As you'll gather immediately, the Yesterday channel's main intended audience is men, and bloke-ish men at that, the sort of men who like to know stuff, and do stuff with functioning machinery. Still, the channel's abiding thrust is all things historical, and a series like Murder Maps obviously has a wider appeal, if you like true (though sometimes grisly) tales of human interest. The Yesterday channel also shows that perennially absorbing history classic The World At War. I'd say that despite the big robust nod to male tastes, there's plenty to enjoy if you're daintier but still want your historical side tickled.
Back to Bangers & Cash. This is about a car-auction firm called Mathewsons at Thornton-le-Dale, a village between Pickering and Scarborough. But not ordinary cars. They specialise in classic cars, which is broadly anything notable from the 1920s through to the 1990s. But they'll also handle a very wide range of wheeled vehicles. Delivery trucks, old Green Goddess fire engines, motor-cycles, three-wheelers, road rollers, tractors, you name it. Plus sundry memorabilia.
But the main category is of course classic cars, sporty or otherwise, and in all kinds of condition, from loved and cherished and beautifully cleaned and polished - perhaps with a pet name - to redundant rusty hulks left untouched for twenty years in a street garage or tumbledown farmyard barn.
The ones from the barn, covered in dust and bird or rodent detritus, and apparently beyond redemption, are the subject of naked lust where restoration-minded enthusiasts are concerned. Such folk will pay big bucks for a flat-tyred, brake-seized wreck that their magic will transform. Apparently almost anything can be restored and brought back to life in all its original glory. It will of course cost a lot to do it, but it amply pays off if it's a rare car and the restoration is done properly, over a period of months, with attention to every detail, and preserving as much of the original vehicle as possible. Some of these finished restorations will be worth an awful lot of money. In all cases, the restorer has a delicious challenge on their hands, although their poor wives won't see much of them while they grapple with their latest project.
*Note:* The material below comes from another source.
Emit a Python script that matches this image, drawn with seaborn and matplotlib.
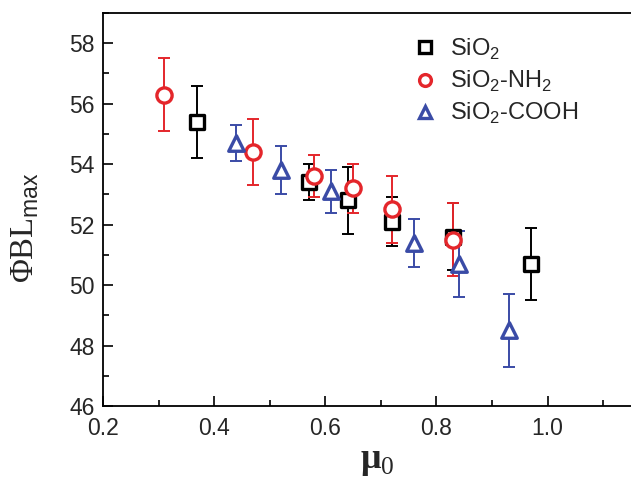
import pandas as pd
import matplotlib.pyplot as plt
import seaborn as sns
from matplotlib.lines import Line2D
from matplotlib.ticker import MultipleLocator

# Data
sio2_x = [0.37, 0.57, 0.64, 0.72, 0.83, 0.97]
sio2_y = [55.4, 53.4, 52.8, 52.1, 51.6, 50.7]
sio2_err = [1.2, 0.6, 1.1, 0.8, 1.1, 1.2]

nh2_x = [0.31, 0.47, 0.58, 0.65, 0.72, 0.83]
nh2_y = [56.3, 54.4, 53.6, 53.2, 52.5, 51.5]
nh2_err = [1.2, 1.1, 0.7, 0.8, 1.1, 1.2]

cooh_x = [0.44, 0.52, 0.61, 0.76, 0.84, 0.93]
cooh_y = [54.7, 53.8, 53.1, 51.4, 50.7, 48.5]
cooh_err = [0.6, 0.8, 0.7, 0.8, 1.1, 1.2]

labels = ['SiO$_2$', 'SiO$_2$-NH$_2$', 'SiO$_2$-COOH']
colors = ['black', '#e4262b', '#3a4ba6']
markers = ['s', 'o', '^']
sizes = [90, 120, 125]

df = pd.concat([
    pd.DataFrame({'mu0': sio2_x, 'phi': sio2_y, 'err': sio2_err, 'sample': labels[0]}),
    pd.DataFrame({'mu0': nh2_x, 'phi': nh2_y, 'err': nh2_err, 'sample': labels[1]}),
    pd.DataFrame({'mu0': cooh_x, 'phi': cooh_y, 'err': cooh_err, 'sample': labels[2]}),
])

sns.set_style("ticks")
plt.rcParams['font.family'] = ['Liberation Sans', 'DejaVu Sans']
plt.rcParams['mathtext.fontset'] = 'custom'
plt.rcParams['mathtext.rm'] = 'Liberation Sans'
plt.rcParams['mathtext.sf'] = 'Liberation Serif'

fig = plt.figure(figsize=(6.31, 4.79), dpi=100)
ax = fig.add_axes([0.1632, 0.1524, 0.8368, 0.8205])

for lab, col, mk, sz in zip(labels, colors, markers, sizes):
    sub = df[df['sample'] == lab]
    ax.errorbar(sub['mu0'], sub['phi'], yerr=sub['err'], fmt='none',
                ecolor=col, elinewidth=1.4, capsize=4.5, capthick=1.4, zorder=2)
    sns.scatterplot(data=sub, x='mu0', y='phi', ax=ax, marker=mk, s=sz,
                    color='white', edgecolor=col, linewidth=2.4, zorder=3,
                    legend=False)

ax.set_xlim(0.2, 1.15)
ax.set_ylim(46, 59)
ax.set_xticks([0.2, 0.4, 0.6, 0.8, 1.0])
ax.set_yticks([46, 48, 50, 52, 54, 56, 58])
ax.xaxis.set_minor_locator(MultipleLocator(0.1))
ax.yaxis.set_minor_locator(MultipleLocator(1))
ax.tick_params(which='both', direction='in', top=False, right=False,
               labelsize=16.5, width=1.2, color='black')
ax.tick_params(which='major', length=7)
ax.tick_params(which='minor', length=4)
ax.tick_params(axis='x', pad=8)
ax.tick_params(axis='y', pad=6)
for s in ['left', 'bottom', 'top']:
    ax.spines[s].set_linewidth(1.3)
    ax.spines[s].set_color('black')
ax.spines['right'].set_visible(False)

ax.set_xlabel('μ$_{\\mathsf{0}}$', fontsize=26, family='Liberation Serif', fontweight='bold')
ax.xaxis.set_label_coords(0.52, -0.1)
ax.set_ylabel('ΦBL$_{\\mathrm{max}}$', fontsize=23.5, family='Liberation Serif')
ax.yaxis.set_label_coords(-0.117, 0.453)

handles = [Line2D([], [], linestyle='none', marker=mk, markersize=8.5,
                  markerfacecolor='white', markeredgecolor=col, markeredgewidth=2.4)
           for col, mk in zip(colors, markers)]
ax.legend(handles, labels, loc='upper left', bbox_to_anchor=(0.587, 0.94),
          frameon=False, fontsize=17, handletextpad=0.55, labelspacing=0.3,
          handlelength=1.0, borderpad=0, borderaxespad=0)

plt.savefig('out.png', dpi=100)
But those barn finds are unusual. The more typical classic car that gets put up for auction will be a runner in pretty good condition, needing only some TLC - if that. The term 'Banger' doesn't really do full justice to most of the cars on offer. But 'Cash' most certainly comes into the picture.
Who puts cars into an auction? Dealers and restorers obviously. Some sellers have a collection of cars, and occasionally sell off one or two in order to purchase something new. But ordinary people, such as old men in their eighties - or their widows - will offer a car for sale, often sadly, in the hope that the new owner will give their pride and joy a comfortable new home, and love them just as much. There's generally a human story behind every sale like that.
Who buys them? Dealers and restorers and car-collectors obviously. Men wanting a special nostalgic gift for their wives. Anyone looking for a special set of wheels, or a car that will bring back their youth. Some of these cars, the rally-standard ones from the 1990s say, will still blast down the road as fast as they did when new. Some, the ones from the 1950s or early 1960s (an Armstrong-Siddeley Sapphire for instance, or a Jaguar) are bought for their luxury and their style. 1950 to 1970 is the era that chiefly interests me: the aspirational cars of my childhood.
The show is not just about the cars. It's just as much about the people at Mathewsons - the owner Derek; his sons and lieutenants Paul and Dave; occasionally their wives; younger family still, such as Jack and Charlie, enthusiastic youngsters destined to step into their fathers' shoes in the decades ahead; and the office staff, such as Lucy, led by laconic family friend Sarah. Also the quirky sellers, characters all of them. Plus, of course, the people who come to the auction, the potential buyers. All sorts. Fascinating!
When planning my current holiday, it crossed my mind that it wouldn't be too difficult to take in Thornton-le-Dale (and the North York Moors) on a long day trip from Richmond. And so, a week and a half ago, on Monday 10th May, I set forth south-eastwards from Richmond, picking up the A170 at Thirsk, the road that would lead me through Helmsley and Pickering to Thornton-le-Dale.
I'd already ascertained where Thornton-le-Dale's village car park was, but wasn't prepared for its vastness. It promotes itself as one of the prettier Yorks Moors villages, and seems to be a mecca for tourists, whether coming to view Mathewsons or not. I bought two hours' worth of parking time for £2.76, paying of course by phone. Not bad, really. £2.76 would buy you far less time in Brighton.
Well, Mathewsons first, then lunch. The path from the car park led visitors through a serene little wood with a duck-filled lake in it. Then to the village green. A bit too much in the way of cars and buses to call it a chocolate-box hymn to prettiness, but pleasant enough. I spied Mathewsons up the road. It was just as on TV.